Dear Eric >> I have a 30-year-old friendship from high school. I am a woman, and my friend is a man. He got married to a smart, driven, friendly partner. She meshes well with our core group. They have been married for 13 years and have a 5-year-old.
The wife recently called me to tell me she wants a divorce and has proof of him hanging out with single females.
She told me he’s abusive, which is concerning and shocking. In speaking with her and trying to be supportive I said I’d reach out to my contacts for divorce attorneys she could speak to. I used to work in the legal field.
I have not yet provided her a contact. I don’t know if I made the right decision by telling her I’d get her other contacts. I feel like I inadvertently put myself on her side (if he’s been unfaithful, I am on her side). I want to support her, and at the same time confront my friend. Do I support the wife and provide her a contact, confront my friend or butt out?
— In the Middle
Dear Middle >> While giving her a contact isn’t totally neutral, it’s not the same as, say, volunteering to represent her yourself. So, I don’t see this as choosing sides so much as helping out a friend.
After providing the contact, however, you’ll want to draw a boundary around other issues relating to the divorce. Part of that also involves talking to your high school friend about what’s going on. While it won’t serve anyone for you to insert yourself into his marriage, you can talk with him about the ways you’re being drawn in, what you’ve done about it, and how you plan to move forward as this plays out.

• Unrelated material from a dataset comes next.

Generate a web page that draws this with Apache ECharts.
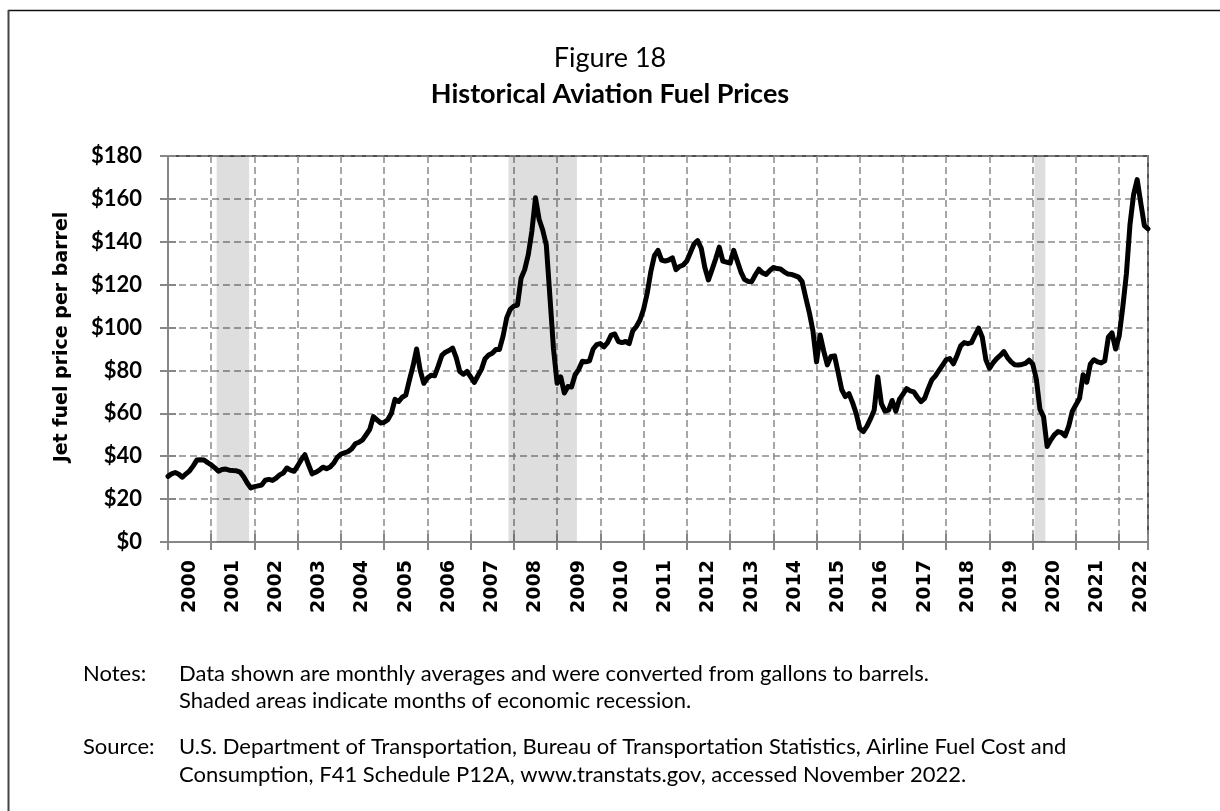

But right now, the priority is making sure his family is safe. If confronting him isn’t going to further that goal, it can wait.
Dear Eric >> My husband and I have friends that complain about just about everything.
The speaker system isn’t good enough, so they won’t go to the theater; any meal out gets a complaint; the bed in our mountain home was too high; the meal I served wasn’t hot enough. On and on it goes.
The woman has asked if I still like her and why we don’t see as much of each other. I replied that we like different theater and different restaurants. I said they seem to have high standards.
Do you think it is necessary to address this further or can we just back away from doing things with them?
— Complaints Department
Dear Department >> Your friends may not realize how much they complain, but they know something is up. The woman’s question about if you still like her could be read as a sincere attempt to figure out what’s wrong in your relationship. By telling her what you experience and how it impacts the relationship, you’d be giving her the opportunity to change.
This isn’t your job, of course. But if you want to be her friend, it’s the only path forward.